The Institute is located on the historic hill of Arcetri, in a building owned by the University of Florence, near the house where Galileo spent periods of his life and where he died. The fundamental aim of these workshops will be to foster the confrontation of ideas among participants and encourage collaborations to influence the development of theoretical physics. It is expected that the Institute will have also a prime role in training young researchers. Various institutes for theoretical physics already work along similar lines, hosting distinguished researchers from all over the world for extended periods. The new institution of Arcetri, nevertheless, bears to fill the lack in Europe of an institution focused on the physics of fundamental interactions.
Each workshop, with a typical duration of 2-3 months, will be devoted to a specific topic at the forefront of current research and will host about 20 participants to be selected within the international community, among those most active in this field.
The activity of the institute will be organized jointly by a scientific and an advisory committee. A “launching committee”, directed by Gabriele Veneziano (senior staff member at Cern and professor at the “Collège de France” in Paris) has been appointed with the task of coordinate the relationships between the different structures in the first step of running. The appointed members of the launching committee are: David Gross (director of “Kavli” Institute for the theoretical physics at the University of California in Santa Barbara and Nobel Prize in 2004), Giuseppe Marchesini (professor of theoretical physics at the University of Milano-Bicocca), Alfred Mueller (professor of theoretical particle physics at the University of Columbia), Giorgio Parisi (professor of quantum theories at the University of Rome “La Sapienza”).

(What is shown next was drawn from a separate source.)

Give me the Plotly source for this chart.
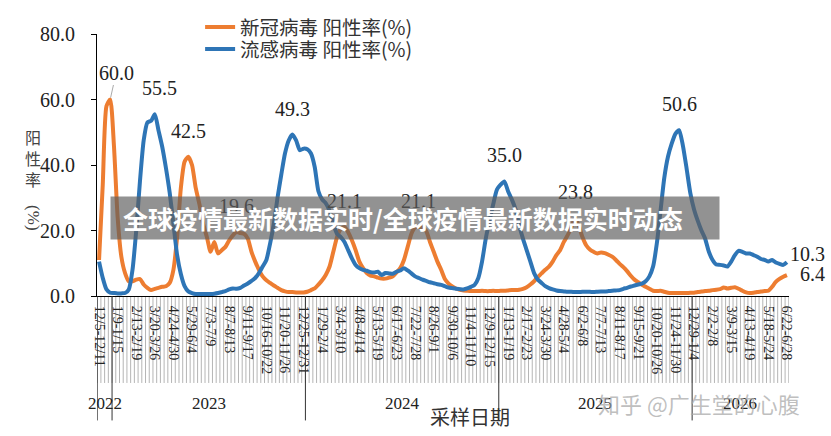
import plotly.graph_objects as go

# ---------------- data ----------------
covid = [11, 34, 58, 60, 46, 24, 12, 7, 4.5, 4.5, 5, 5.2, 3.5, 2.5, 1.8, 2.2, 2.5, 2.8, 3, 4,
         8, 18, 33, 41, 42.5, 40, 33, 28, 22, 18, 13.5, 16.5, 13, 14, 15, 17, 18.5, 19.6, 19.2, 19,
         17.5, 13.5, 10.5, 8, 6, 4.8, 4, 3.2, 2.5, 1.8, 1.4, 1.2, 1.2, 1.1, 1.1, 1.1, 1.3, 1.8, 2.3, 3.5,
         4.8, 6.5, 9, 13.5, 18, 20.5, 21.1, 19.5, 17, 14, 10.5, 8.5, 7, 6.2, 6, 5.6, 5.3, 5.3, 5.6, 6,
         7.2, 8.5, 11, 15, 19, 21, 21.1, 20.8, 19.8, 16.5, 13.5, 10.5, 8, 5.2, 3.8, 2.9, 2.3, 1.9, 1.7, 1.6,
         1.5, 1.5, 1.5, 1.6, 1.5, 1.5, 1.6, 1.5, 1.6, 1.6, 1.7, 1.8, 1.8, 1.9, 2.2, 2.7, 3.5, 4.5, 5.8, 6.9,
         8, 9, 10.5, 12.5, 14, 16.5, 18.5, 21, 23.8, 21.5, 18, 15.5, 14.2, 13.5, 13, 13.3, 13.1, 12.6, 12, 11,
         9.8, 8.8, 7.6, 6.2, 5, 4.2, 3.4, 2.8, 2.2, 1.6, 1.5, 1.6, 1.3, 1, 0.9, 0.9, 0.9, 0.9, 0.9, 1,
         1, 1.2, 1.4, 1.5, 1.6, 1.8, 1.9, 2.1, 2.6, 2.3, 2.5, 2.7, 2.2, 1.6, 1.1, 0.9, 1, 1.2, 1.4, 1.5,
         1.6, 2.8, 4.3, 5.2, 5.9, 6.4]

flu = [10.5, 5.5, 2, 1, 0.9, 0.8, 0.8, 0.9, 2, 8, 20, 35, 47.5, 53, 53.5, 55.5, 50.5, 45.5, 39, 31.5,
       22, 12.5, 6.7, 3, 1.4, 0.9, 0.6, 0.6, 0.6, 0.6, 0.6, 0.7, 0.9, 1.2, 1.5, 2, 2.3, 2.2, 2.5, 3.2,
       3.8, 4.6, 5.5, 7, 9, 11, 16, 22, 30, 37, 43.5, 47.5, 49.3, 47.5, 44.5, 45, 44.8, 43.5, 39.4, 32,
       29.5, 28.3, 26, 22, 19, 18, 16.5, 14, 11.5, 9.5, 8.5, 8, 7.7, 7.3, 7.2, 7.4, 6.4, 7, 6.9, 6.8,
       7.4, 7.8, 8.5, 7.8, 6.9, 6, 5.5, 5, 4.6, 4.2, 3.9, 3.6, 3.4, 3, 2.6, 2.4, 2.2, 2.1, 2, 2.3,
       2.8, 3.4, 5.5, 10.5, 17.5, 23, 28, 32.5, 34, 35, 32, 29.5, 26.5, 21.5, 17.5, 14, 10.5, 7, 5, 4,
       3, 2.4, 2, 1.7, 1.5, 1.4, 1.3, 1.3, 1.2, 1.2, 1.3, 1.3, 1.3, 1.2, 1.3, 1.4, 1.4, 1.5, 1.6, 1.7,
       1.8, 2.2, 2.5, 2.9, 3.2, 3.5, 3.8, 4.5, 6, 9, 16, 26, 36, 42.5, 46.5, 49.5, 50.6, 46, 39, 31.5,
       26.5, 23, 20, 17.5, 13.5, 11, 9.6, 9.5, 9.3, 9, 10.5, 12.5, 13.8, 13.5, 13, 13, 12.5, 12, 11.3, 11,
       10.5, 11, 10.2, 9.8, 9.5, 10.3]

tick_labels = ["12/5-12/11", "1/9-1/15", "2/13-2/19", "3/20-3/26", "4/24-4/30", "5/29-6/4",
               "7/3-7/9", "8/7-8/13", "9/11-9/17", "10/16-10/22", "11/20-11/26", "12/25-12/31",
               "1/29-2/4", "3/4-3/10", "4/8-4/14", "5/13-5/19", "6/17-6/23", "7/22-7/28",
               "8/26-9/1", "9/30-10/6", "11/4-11/10", "12/9-12/15", "1/13-1/19", "2/17-2/23",
               "3/24-3/30", "4/28-5/4", "6/2-6/8", "7/7-7/13", "8/11-8/17", "9/15-9/21",
               "10/20-10/26", "11/24-11/30", "12/29-1/4", "2/2-2/8", "3/9-3/15", "4/13-4/19",
               "5/18-5/24", "6/22-6/28"]
tick_step = 5

years = ["2022", "2023", "2024", "2025", "2026"]
year_first_week = [0, 4, 56, 108, 160]

# labelled points (week index)
covid_labels = [3, 24, 37, 66, 86, 128]
flu_labels = [15, 52, 109, 156]

# ---------------- figure ----------------
weeks = list(range(len(covid)))
ORANGE = "#ED7D31"
BLUE = "#2E75B6"
SERIF = "Liberation Serif, Times New Roman, serif"
CJK = "Noto Sans CJK SC, sans-serif"
LBL = dict(family=SERIF, size=20, color="#222")

fig = go.Figure()
fig.add_trace(go.Scatter(x=weeks, y=covid, mode="lines", name="新冠病毒 阳性率(%)", legend="legend",
                         line=dict(color=ORANGE, width=4, shape="spline", smoothing=0.6)))
fig.add_trace(go.Scatter(x=weeks, y=flu, mode="lines", name="流感病毒 阳性率(%)", legend="legend2",
                         line=dict(color=BLUE, width=4, shape="spline", smoothing=0.6)))

n = len(weeks)
# weekly separators in the category label area
for k in range(n + 1):
    fig.add_shape(type="line", xref="x", yref="paper", x0=k - 0.5, x1=k - 0.5,
                  y0=0, y1=-0.332, line=dict(color="#b5b5b5", width=1), layer="below")
# year boundaries
bounds = year_first_week + [n]
for b in bounds[:-1]:
    fig.add_shape(type="line", xref="x", yref="paper", x0=b - 0.5, x1=b - 0.5,
                  y0=0, y1=-0.475, line=dict(color="#333", width=1))
for yi, yr in enumerate(years):
    fig.add_annotation(x=(bounds[yi] + bounds[yi + 1] - 1) / 2, xref="x", y=-0.41, yref="paper",
                       xanchor="center", yanchor="middle",
                       text=yr, showarrow=False, font=dict(family=SERIF, size=17, color="#222"))

# data labels
for idx in covid_labels:
    v = covid[idx]
    if idx == 3:
        fig.add_annotation(x=idx, y=v, text=f"{v:.1f}", showarrow=True, arrowhead=0,
                           arrowwidth=1, arrowcolor="#aaa", ax=6, ay=-27, standoff=2, font=LBL)
    else:
        fig.add_annotation(x=idx, y=v, text=f"{v:.1f}", showarrow=False, yshift=26, font=LBL)
for idx in flu_labels:
    v = flu[idx]
    fig.add_annotation(x=idx, y=v, text=f"{v:.1f}", showarrow=False, yshift=26,
                       xshift=5 if idx == 15 else 0, font=LBL)
fig.add_annotation(x=weeks[-1], y=flu[-1], text=f"{flu[-1]:.1f}", showarrow=False,
                   xanchor="left", xshift=1, yshift=8, font=LBL)
fig.add_annotation(x=weeks[-1], y=covid[-1], text=f"{covid[-1]:.1f}", showarrow=False,
                   xanchor="left", xshift=11, yshift=1, font=LBL)

# y-axis title (stacked)
fig.add_annotation(x=-0.092, xref="paper", y=0.525, yref="paper", text="阳<br>性<br>率",
                   xanchor="center", yanchor="middle",
                   showarrow=False, font=dict(family=CJK, size=16, color="#444"))
fig.add_annotation(x=-0.092, xref="paper", y=0.30, yref="paper", text="(%)", textangle=90,
                   xanchor="center", yanchor="middle",
                   showarrow=False, font=dict(family=SERIF, size=17, color="#444"))
# x-axis title
fig.add_annotation(x=0.539, xref="paper", y=-0.46, yref="paper", text="采样日期",
                   xanchor="center", yanchor="middle",
                   showarrow=False, font=dict(family=CJK, size=20, color="#333"))

# overlay banner (drawn over the labels)
fig.add_annotation(x=0.0188, xref="paper", y=0.297, yref="paper", xanchor="left", yanchor="middle",
                   text=" ", width=608, height=42, borderpad=0, bgcolor="rgba(95,95,95,0.68)",
                   showarrow=False)
fig.add_annotation(x=0.035, xref="paper", y=0.297, yref="paper", xanchor="left", yanchor="middle",
                   text="<b>全球疫情最新数据实时/全球疫情最新数据实时动态</b>", showarrow=False,
                   font=dict(family=CJK, size=25, color="white"))
# watermark
fig.add_annotation(x=0.87, xref="paper", y=-0.41, yref="paper", xanchor="center", yanchor="middle",
                   text="知乎 @广生堂的心腹", showarrow=False,
                   font=dict(family=CJK, size=22, color="rgba(170,170,170,0.75)"))

legend_font = dict(family=CJK, size=19.5, color="#333")
fig.update_layout(
    width=831, height=436,
    margin=dict(l=97, r=42, t=34, b=140, autoexpand=False),
    plot_bgcolor="white", paper_bgcolor="white",
    showlegend=True,
    legend=dict(x=0.149, y=1.1, xanchor="left", yanchor="top", bgcolor="rgba(0,0,0,0)",
                font=legend_font),
    legend2=dict(x=0.149, y=1.016, xanchor="left", yanchor="top", bgcolor="rgba(0,0,0,0)",
                 font=legend_font),
    xaxis=dict(range=[-0.55, n - 0.45], showgrid=False, zeroline=False, showline=True,
               linecolor="black", linewidth=1, ticks="",
               tickvals=weeks[::tick_step], ticktext=tick_labels, tickangle=90,
               ticklabelstandoff=6,
               tickfont=dict(family=SERIF, size=14, color="#222")),
    yaxis=dict(range=[0, 80], dtick=20, tickformat=".1f", showgrid=False, zeroline=False,
               showline=True, linecolor="black", linewidth=1, ticks="outside", ticklen=5,
               tickcolor="black", ticklabelstandoff=12,
               tickfont=dict(family=SERIF, size=20, color="#222")),
)

fig.write_html("out.html")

The scientific program plans the beginning of the workshops in the spring of 2006. The first one, titled “New directions beyond the standard model in field and string theory”, will take place during the months of May and June and will treat topics concerning the beginning of the experimental program of the Lhc collider at Cern, in Geneva, planned in 2007. The second workshop will take place from September to November 2006 and it will be devoted to the new frontiers in astroparticle physics and cosmology.